Le Tribunal Correctionnel juge les délits. Il s’agit d’une juridiction composée de juges professionnels. Il y a des formations à un juge et à trois juges. Le président de la juridiction étudie en amont le dossier et présente l’affaire ; puis, il pose des questions au prévenu et à la partie civile pour éclairer les faits. Les avocats des différentes parties peuvent en faire autant ainsi que le procureur. L’audience est généralement plus rapide que lors d’un procès d’assises.
La procédure de l’audience pénale et correctionnelle est d’abord un moment de vérité. Les parties prenantes sont interrogées par le tribunal ainsi que les témoins et par les différents avocats. L’objectif est de permettre pendant ce moment très particulier qu’est l’audience pénale de faire jaillir une vérité. Cette vérité pour l’avocat défendeur de victime doit d’abord avoir un effet de prise de conscience, de cicatrisation de la part de la victime.

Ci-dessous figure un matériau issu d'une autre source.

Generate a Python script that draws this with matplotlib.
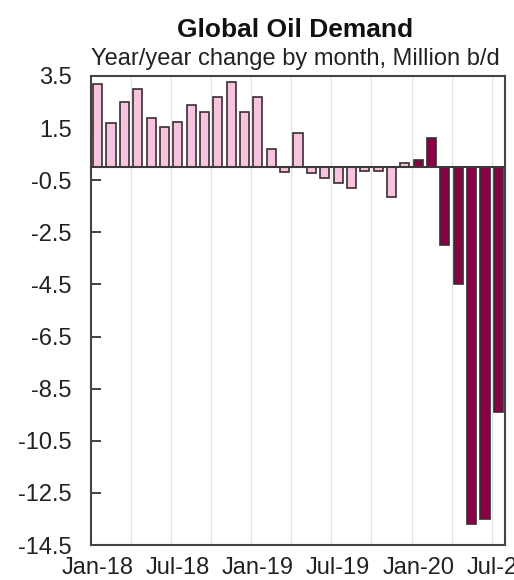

b. Quel rôle tenir pour l’avocat de la victime
L’avocat de la partie civile occupe une position centrale dans l’audience pénale lorsqu’il s’agit d’affaires liées à une dérive sectaire. Son rôle ne se limite pas à chiffrer un préjudice ou à réclamer une sanction : il doit avant tout aider la victime à reformuler son récit, à retrouver une cohérence dans son vécu, et à prendre place symboliquement dans le cadre judiciaire.
Dans ce contexte, l’avocat est le médiateur entre la parole blessée de la victime et le langage du droit. Il permet de mettre en lumière les mécanismes d’emprise qui ont rendu possible l’infraction, souvent invisibles pour les magistrats non formés à ces dynamiques.

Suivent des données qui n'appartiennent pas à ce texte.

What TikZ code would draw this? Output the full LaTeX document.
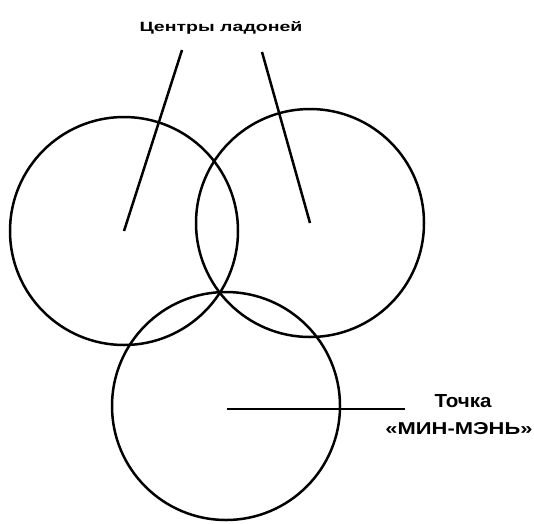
\documentclass[tikz,border=0pt]{standalone}
\usepackage{fontspec}
\setmainfont{Liberation Sans}
\begin{document}
\begin{tikzpicture}[x=1pt,y=-1pt,
  ring/.style={circle,draw,line width=2.5pt,minimum size=228pt,inner sep=0pt},
  lead/.style={line width=2.5pt},
  lbl/.style={inner sep=0pt,font=\bfseries}]
\useasboundingbox (0,0) rectangle (534,523);
\node[ring] (L) at (124,231) {};
\node[ring] (R) at (310,223) {};
\node[ring] (B) at (226,406) {};
\node[lbl] (top) at (221,28) {\resizebox{163pt}{10pt}{Центры ладоней}};
\coordinate (lt) at (182,50);
\coordinate (rt) at (262,52);
\draw[lead] (lt) -- (L.center);
\draw[lead] (rt) -- (R.center);
\node[lbl,anchor=base] (t1) at (463,407) {\resizebox{57pt}{13pt}{Точка}};
\node[lbl,anchor=base] (t2) at (459,434) {\resizebox{147pt}{12pt}{«МИН-МЭНЬ»}};
\coordinate (ls) at (227,409);
\coordinate (le) at (405,409);
\draw[lead] (ls) -- (le);
\end{tikzpicture}
\end{document}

Il contribue à démonter le discours du groupe, à souligner les contradictions internes, et à confronter le prévenu à la réalité des faits, sans tomber dans l’agressivité ou la stigmatisation.

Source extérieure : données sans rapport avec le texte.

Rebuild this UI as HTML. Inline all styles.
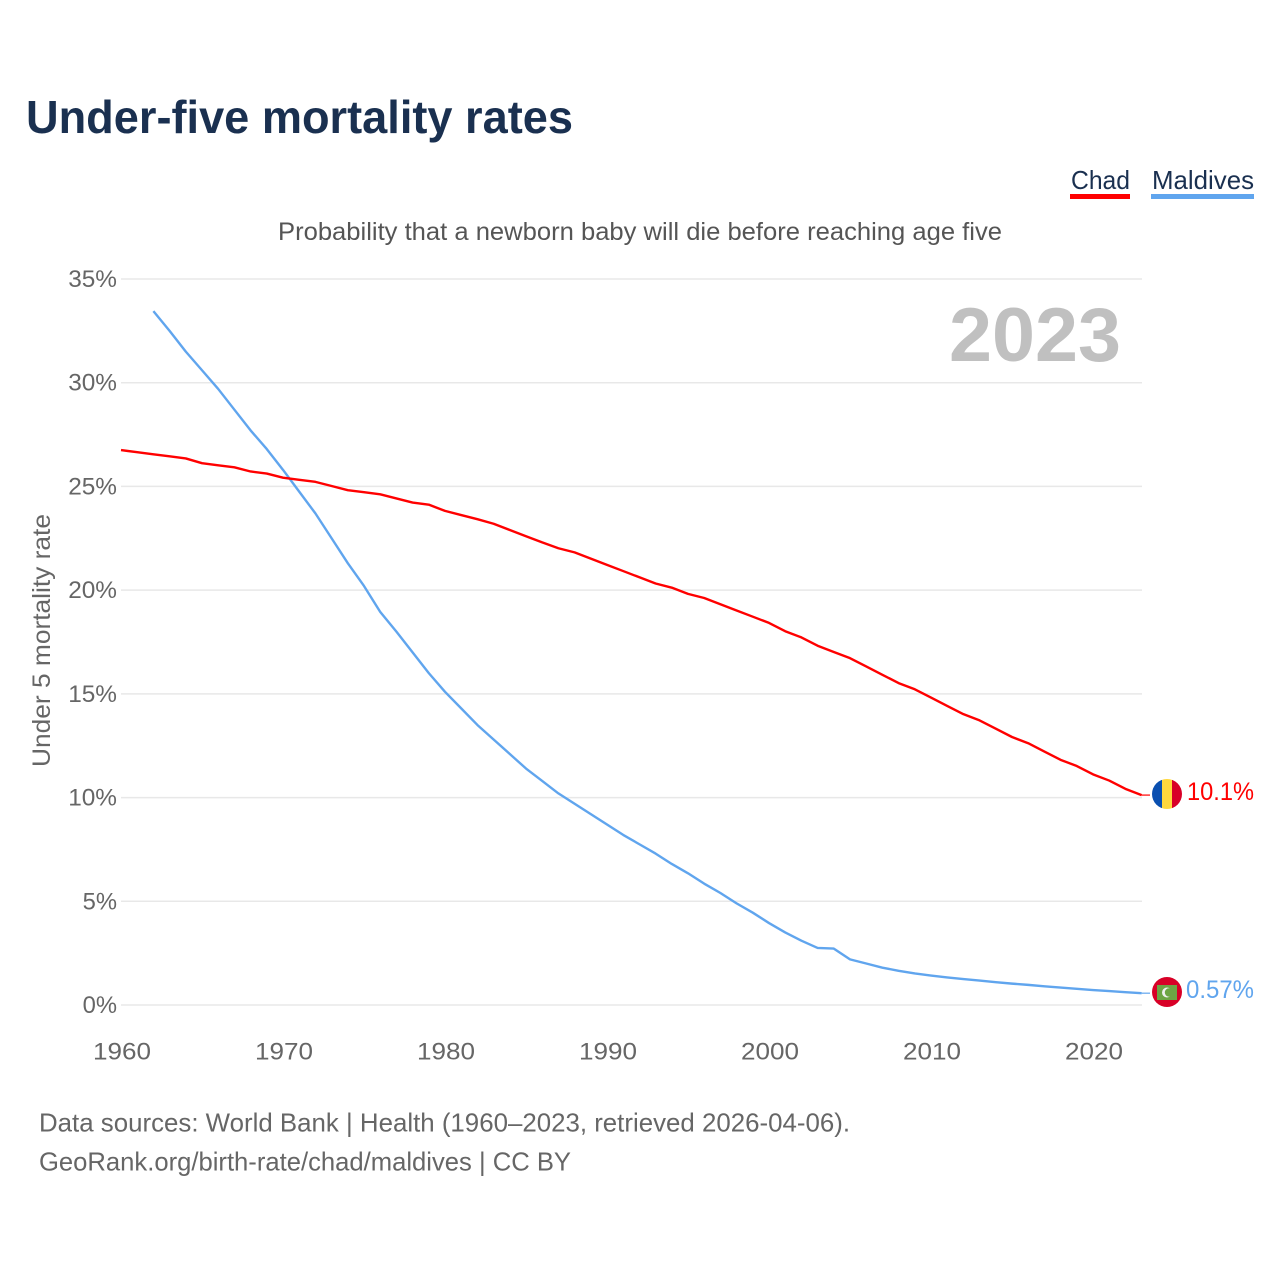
<!DOCTYPE html>
<html lang="en">
<head>
<meta charset="utf-8">
<title>Under-five mortality rates</title>
<style>
  html, body { margin: 0; padding: 0; background: #fff; }
  svg { display: block; font-family: "Liberation Sans", Arial, sans-serif; }
</style>
</head>
<body>
<svg id="chart" width="1280" height="1280" viewBox="0 0 1280 1280" xmlns="http://www.w3.org/2000/svg">
  <defs>
    <clipPath id="flag-clip-chad"><circle cx="1167" cy="794" r="15"></circle></clipPath>
    <clipPath id="flag-clip-maldives"><circle cx="1167" cy="992" r="15"></circle></clipPath>
  </defs>
  <rect x="0" y="0" width="1280" height="1280" fill="#ffffff"></rect>
  <text x="26" y="133" font-size="46" font-weight="700" fill="#1a3050" textLength="547" lengthAdjust="spacingAndGlyphs">Under-five mortality rates</text>

  <text x="1071" y="189" font-size="26" fill="#1a3050" textLength="59" lengthAdjust="spacingAndGlyphs">Chad</text>
  <rect x="1070" y="194" width="60" height="5" fill="#ff0000"></rect>
  <text x="1152" y="189" font-size="26" fill="#1a3050" textLength="102" lengthAdjust="spacingAndGlyphs">Maldives</text>
  <rect x="1151" y="194" width="103" height="5" fill="#60a5ee"></rect>

  <text x="278" y="240" font-size="25" fill="#555555" textLength="724" lengthAdjust="spacingAndGlyphs">Probability that a newborn baby will die before reaching age five</text>
  <text transform="translate(50,767) rotate(-90)" x="0" y="0" font-size="25" fill="#666666" textLength="253" lengthAdjust="spacingAndGlyphs">Under 5 mortality rate</text>

  <g id="grid"></g>
  <g id="yticks"></g>
  <g id="xticks"></g>

  <text x="949" y="361" font-size="76" font-weight="700" fill="#c0c0c0" textLength="172" lengthAdjust="spacingAndGlyphs">2023</text>

  <g id="series"></g>

  <g clip-path="url(#flag-clip-chad)">
    <rect x="1152" y="779" width="10" height="30" fill="#0a4fb0"></rect>
    <rect x="1162" y="779" width="10" height="30" fill="#ffd83d"></rect>
    <rect x="1172" y="779" width="10" height="30" fill="#d80027"></rect>
  </g>
  <text x="1187" y="800" font-size="25" fill="#ff0000" textLength="67" lengthAdjust="spacingAndGlyphs">10.1%</text>

  <g clip-path="url(#flag-clip-maldives)">
    <rect x="1152" y="977" width="30" height="30" fill="#d80027"></rect>
    <rect x="1157" y="985" width="20" height="15" fill="#6da544"></rect>
    <circle cx="1167" cy="992.5" r="5" fill="#f0f0f0"></circle>
    <circle cx="1169" cy="992.5" r="4.2" fill="#6da544"></circle>
  </g>
  <text x="1186" y="998" font-size="25" fill="#60a5ee" textLength="68" lengthAdjust="spacingAndGlyphs">0.57%</text>

  <text x="39" y="1131.5" font-size="26" fill="#666666" textLength="811" lengthAdjust="spacingAndGlyphs">Data sources: World Bank | Health (1960–2023, retrieved 2026-04-06).</text>
  <text x="39" y="1170.5" font-size="26" fill="#666666" textLength="532" lengthAdjust="spacingAndGlyphs">GeoRank.org/birth-rate/chad/maldives | CC BY</text>
</svg>
<script>
const yTickValues = [0, 5, 10, 15, 20, 25, 30, 35];
const xTickValues = [1960, 1970, 1980, 1990, 2000, 2010, 2020];
const chadStartYear = 1960;
const chadValues = [26.75, 26.65, 26.55, 26.45, 26.35, 26.12, 26.02, 25.92, 25.72, 25.62, 25.42, 25.32, 25.22, 25.02, 24.82, 24.72, 24.62, 24.42, 24.22, 24.12, 23.82, 23.62, 23.42, 23.2, 22.9, 22.6, 22.3, 22.02, 21.82, 21.52, 21.22, 20.92, 20.62, 20.32, 20.12, 19.82, 19.62, 19.32, 19.02, 18.72, 18.42, 18.02, 17.72, 17.32, 17.02, 16.72, 16.32, 15.92, 15.52, 15.22, 14.82, 14.42, 14.02, 13.72, 13.32, 12.92, 12.62, 12.22, 11.82, 11.52, 11.12, 10.82, 10.42, 10.12];
const maldivesStartYear = 1962;
const maldivesValues = [33.45, 32.5, 31.5, 30.6, 29.7, 28.7, 27.7, 26.8, 25.8, 24.75, 23.7, 22.5, 21.3, 20.2, 18.95, 18.0, 17.0, 16.0, 15.1, 14.3, 13.5, 12.8, 12.1, 11.4, 10.8, 10.2, 9.7, 9.2, 8.7, 8.2, 7.75, 7.3, 6.8, 6.35, 5.85, 5.4, 4.9, 4.45, 3.95, 3.5, 3.1, 2.75, 2.72, 2.2, 2.0, 1.8, 1.65, 1.52, 1.42, 1.33, 1.25, 1.18, 1.1, 1.03, 0.97, 0.9, 0.84, 0.78, 0.72, 0.67, 0.62, 0.57];

const NS = 'http://www.w3.org/2000/svg';
function xScale(year) { return 121 + (year - 1960) * 16.2; }
function yScale(v) { return 1005 - v * 20.743; }
function make(tag, attrs, parent, text) {
  const el = document.createElementNS(NS, tag);
  for (const k in attrs) el.setAttribute(k, attrs[k]);
  if (text !== undefined) el.textContent = text;
  parent.appendChild(el);
  return el;
}

const grid = document.getElementById('grid');
const yticks = document.getElementById('yticks');
const xticks = document.getElementById('xticks');
const series = document.getElementById('series');

yTickValues.forEach(function (v) {
  const line = make('line', { x1: xScale(1960), x2: 1142, y1: yScale(v), y2: yScale(v), stroke: '#e8e8e8', 'stroke-width': 1.5 }, grid);
  
  
  const label = v + '%';
  const t = make('text', { x: 117, y: yScale(v) + 8, 'text-anchor': 'end', 'font-size': 24.5, fill: '#666666', textLength: (label.length - 1) * 14.4 + 20, lengthAdjust: 'spacingAndGlyphs' }, yticks, label);
  
  
});

xTickValues.forEach(function (y) {
  const t = make('text', { x: xScale(y) + 1, y: 1059.5, 'text-anchor': 'middle', 'font-size': 24.5, fill: '#666666', textLength: 58, lengthAdjust: 'spacingAndGlyphs' }, xticks, String(y));
  
  
});

function drawSeries(values, startYear, color, name) {
  const pts = values.map(function (v, i) { return xScale(startYear + i).toFixed(2) + ',' + yScale(v).toFixed(2); });
  const line = make('polyline', { points: pts.join(' '), fill: 'none', stroke: color, 'stroke-width': 2.4, 'stroke-linejoin': 'round' }, series);
  
  
  const lastY = yScale(values[values.length - 1]);
  const lead = make('line', { x1: xScale(startYear + values.length - 1), x2: 1150, y1: lastY, y2: lastY, stroke: color, 'stroke-width': 1.2 }, series);
  
  
}
drawSeries(maldivesValues, maldivesStartYear, '#60a5ee', 'maldives-line');
drawSeries(chadValues, chadStartYear, '#ff0000', 'chad-line');
</script>
</body>
</html>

L’avocat doit également penser l’audience comme un espace d’impact, non seulement pour sa cliente ou son client, mais aussi pour les autres adeptes présents dans la salle, qui peuvent encore être sous emprise. En ce sens, son intervention est aussi pédagogique, symbolique, et parfois initiatrice de prises de conscience.
II. LA JUSTICE RESTAURATIVE
a. La justice restaurative en France
La justice restaurative est prévue à l’article 10-1 du Code de procédure pénale. Elle permet, à toutes les étapes de la procédure, que victime et auteur puissent, s’ils le souhaitent, échanger dans un cadre sécurisé, en présence de professionnels formés. Il ne s’agit pas d’un mode de résolution du litige au sens classique du terme, mais d’un processus de dialogue encadré, qui vise à reconnaître le tort, reconstruire du lien humain, et parfois amorcer une forme de réparation symbolique. Ce dispositif, qui peut prendre la forme de rencontres en cercle, de médiation, ou de dialogue à distance, repose sur le consentement libre, éclairé et réversible des participants. Il est distinct du procès, n’interfère pas avec la décision judiciaire, et n’a pas vocation à produire des effets juridiques directs. Il s’inscrit dans une logique de reconnaissance et de restauration du sujet, et peut ainsi compléter utilement une procédure pénale, notamment dans des contextes de violence psychologique ou d’exclusion.
b. Justice restaurative et dérives sectaires
Il est clairement impossible de procéder à une mesure de justice restaurative entre le gourou et la victime. D’une part parce que les traits de personnalités intrinsèques du gourou en font rarement des adeptes de la rédemption et du retour critique sur leurs actes, mais surtout le processus pourrait avoir de restaurer le lien.
Cela ne signifie pas pour autant que, dans certains cas, permettre à la victime d’échanger à nouveau avec le gourou et de prendre conscience, sur le moment, des techniques d’emprise, ne puisse contribuer à rompre définitivement le lien.
C’est une approche que l’on retrouve en psychothérapie : une fois une peur phobique dépassée, il peut être pertinent de confronter la personne à l’objet de cette peur pour lui permettre de constater que le lien émotionnel négatif s’est estompé.
La justice restaurative prend alors davantage de sens lorsqu’elle concerne des victimes ayant également joué un rôle actif (co-auteurs) ou se trouvant dans une position ambivalente. Cela vaut également pour des personnes impliquées dans la procédure judiciaire mais encore sous emprise.
Une mesure de médiation pénale peut permettre à cette victime de reprendre contact avec des membres de sa famille et d’amorcer un travail psychologique de prise de conscience. Cela peut aussi permettre de réhumaniser une personne prise dans un réseau sectaire. Il y a un outil à prendre en considération dans la gestion des dossiers.
Conclusion :
L’audience pénale peut être un moment fondateur pour la victime. Elle lui offre un espace pour comprendre, mettre à distance, et faire récit.
L’avocat joue un rôle déterminant dans ce processus, en facilitant une parole cohérente, audible, et symboliquement réparatrice.
La justice restaurative, bien que délicate dans ce contexte, peut être un outil précieux si elle vise la reconnexion à la réalité, à l’entourage, ou la prise de recul pour les victimes partiellement actives dans le groupe.
Infos pratiques :
Les mesures de justice restaurative sont encadrées par l’article 10-1 du Code de procédure pénale.
-A ne pas utiliser entre la victime et le gourou, sauf cas très exceptionnels dans un cadre thérapeutique précis.
-À envisager pour des victimes co-auteurs, avec médiation encadrée, en lien avec des psychologues ou médiateurs spécialisés.
Se rapprocher de structures ayant une expertise : INAVEM, associations de lutte contre les dérives sectaires, centres de justice restaurative.